Material:
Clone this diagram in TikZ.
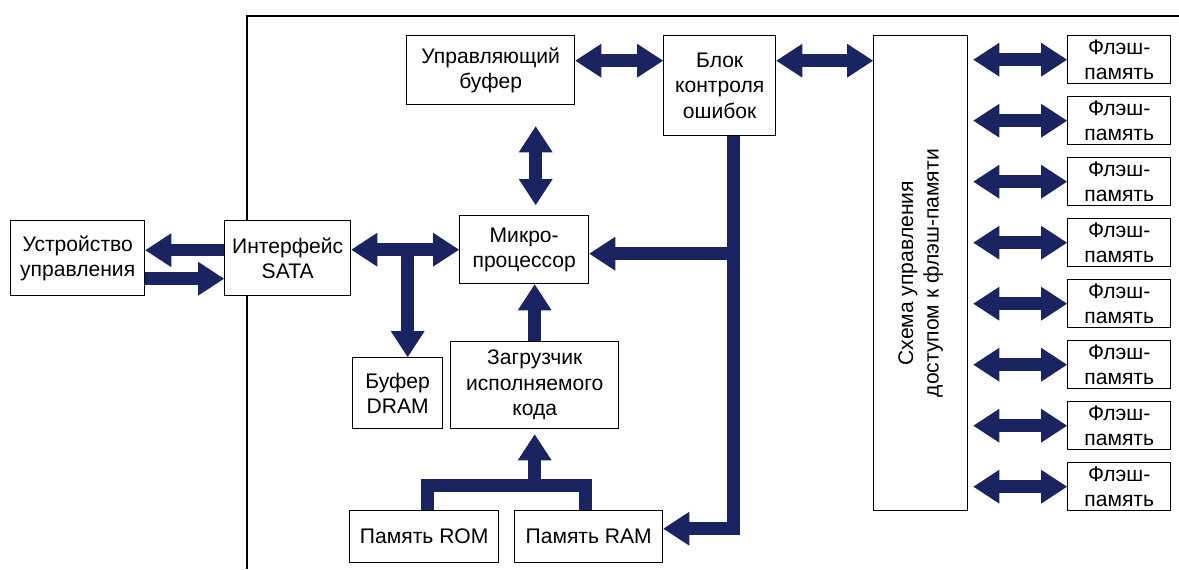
\documentclass[tikz,border=0pt]{standalone}
\usepackage{fontspec}
\setmainfont{Liberation Sans}
\usetikzlibrary{arrows.meta, calc}
\definecolor{busblue}{RGB}{26,36,96}

\begin{document}
\begin{tikzpicture}[x=0.02cm, y=-0.02cm,
    box/.style={draw, line width=0.8pt, fill=white, align=center, inner sep=1pt,
        anchor=north west, font=\fontsize{12}{14.5}\selectfont},
    bus/.style={busblue, line width=0.25cm, line join=miter},
    >={Triangle[width=0.68cm, length=0.52cm, line width=0pt]}]
        \useasboundingbox (0,0) rectangle (1179,569);

        % Outer frame of the drive
        \draw[line width=0.8pt] (247,569) -- (247,16) -- (1179,16);

        % Blocks
        \node[box, minimum width=2.68cm, minimum height=1.5cm] (ctl) at (10,220) {Устройство\\управления};
        \node[box, minimum width=2.52cm, minimum height=1.5cm] (sata) at (224,220) {Интерфейс\\SATA};
        \node[box, minimum width=3.36cm, minimum height=1.38cm] (cbuf) at (406,35) {Управляющий\\буфер};
        \node[box, minimum width=2.24cm, minimum height=2.0cm] (ecc) at (663,35) {Блок\\контроля\\ошибок};
        \node[box, minimum width=2.58cm, minimum height=1.36cm] (cpu) at (459,215) {Микро-\\процессор};
        \node[box, minimum width=1.8cm, minimum height=1.42cm] (dram) at (352,357) {Буфер\\DRAM};
        \node[box, minimum width=3.36cm, minimum height=1.74cm] (boot) at (450,341) {Загрузчик\\исполняемого\\кода};
        \node[box, minimum width=2.98cm, minimum height=1.04cm] (rom) at (349,510) {Память ROM};
        \node[box, minimum width=2.96cm, minimum height=1.04cm] (ram) at (514,510) {Память RAM};
        \node[box, minimum width=1.88cm, minimum height=9.5cm] (sch) at (873,35) {};
        \node[rotate=90, align=center, font=\fontsize{12}{14.5}\selectfont] (schlbl) at (sch.center)
            {Схема управления\\доступом к флэш-памяти};

        % Flash chips
        \foreach \i in {0,...,7}
        {
            \node[box, minimum width=2.06cm, minimum height=0.96cm] (fl\i) at (1067,{35+61*\i}) {Флэш-\\память};
            \draw[bus, <->] ([xshift=1mm]fl\i.west -| sch.east) -- (fl\i.west);
        }

        % Host link
        \draw[bus, ->] ([yshift=1.6mm]sata.west) -- ([yshift=1.6mm]ctl.east);
        \draw[bus, ->] ([yshift=-4.1mm]ctl.east) -- ([yshift=-4.1mm]sata.west);

        % Internal buses
        \draw[bus, <->] (sata.east |- cpu.west) -- (cpu.west);
        \draw[bus, ->] ([xshift=2mm]dram.north |- cpu.west) -- ([xshift=2mm]dram.north);
        \draw[bus, <->] ([yshift=1.9mm]cbuf.east) -- ([yshift=1.9mm]cbuf.east -| ecc.west);
        \draw[bus, <->] ([yshift=5mm]ecc.east) -- ([yshift=5mm]ecc.east -| sch.west);
        \draw[bus, <->] ([xshift=2.3mm, yshift=-4.2mm]cbuf.south -| cpu.north) -- ([xshift=2.3mm, yshift=2mm]cpu.north);
        \draw[bus, ->] (boot.north) -- (boot.north |- cpu.south);
        \draw[bus, ->] ([xshift=2.8mm]ecc.south) |- ([yshift=1.6mm]ram.east);
        \draw[bus, ->] ([xshift=2.8mm, yshift=-0.8mm]ecc.south |- cpu.east) -- ([yshift=-0.8mm]cpu.east);

        % ROM and RAM feed the loader
        \coordinate (junc) at ([yshift=-11.2mm]boot.south);
        \draw[bus] ([xshift=0.7mm]rom.north) |- (junc) -| ([xshift=-0.6mm]ram.north);
        \draw[bus, ->] (junc) -- ([yshift=-1mm]boot.south);
\end{tikzpicture}
\end{document}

Exercise requirements: Your task is to return the lines above, from the first one up to and including the line containing "(247,16) -- (1179,16);", minus any pictures.

Final result:
Clone this diagram in TikZ.
\documentclass[tikz,border=0pt]{standalone}
\usepackage{fontspec}
\setmainfont{Liberation Sans}
\usetikzlibrary{arrows.meta, calc}
\definecolor{busblue}{RGB}{26,36,96}

\begin{document}
\begin{tikzpicture}[x=0.02cm, y=-0.02cm,
    box/.style={draw, line width=0.8pt, fill=white, align=center, inner sep=1pt,
        anchor=north west, font=\fontsize{12}{14.5}\selectfont},
    bus/.style={busblue, line width=0.25cm, line join=miter},
    >={Triangle[width=0.68cm, length=0.52cm, line width=0pt]}]
        \useasboundingbox (0,0) rectangle (1179,569);

        % Outer frame of the drive
        \draw[line width=0.8pt] (247,569) -- (247,16) -- (1179,16);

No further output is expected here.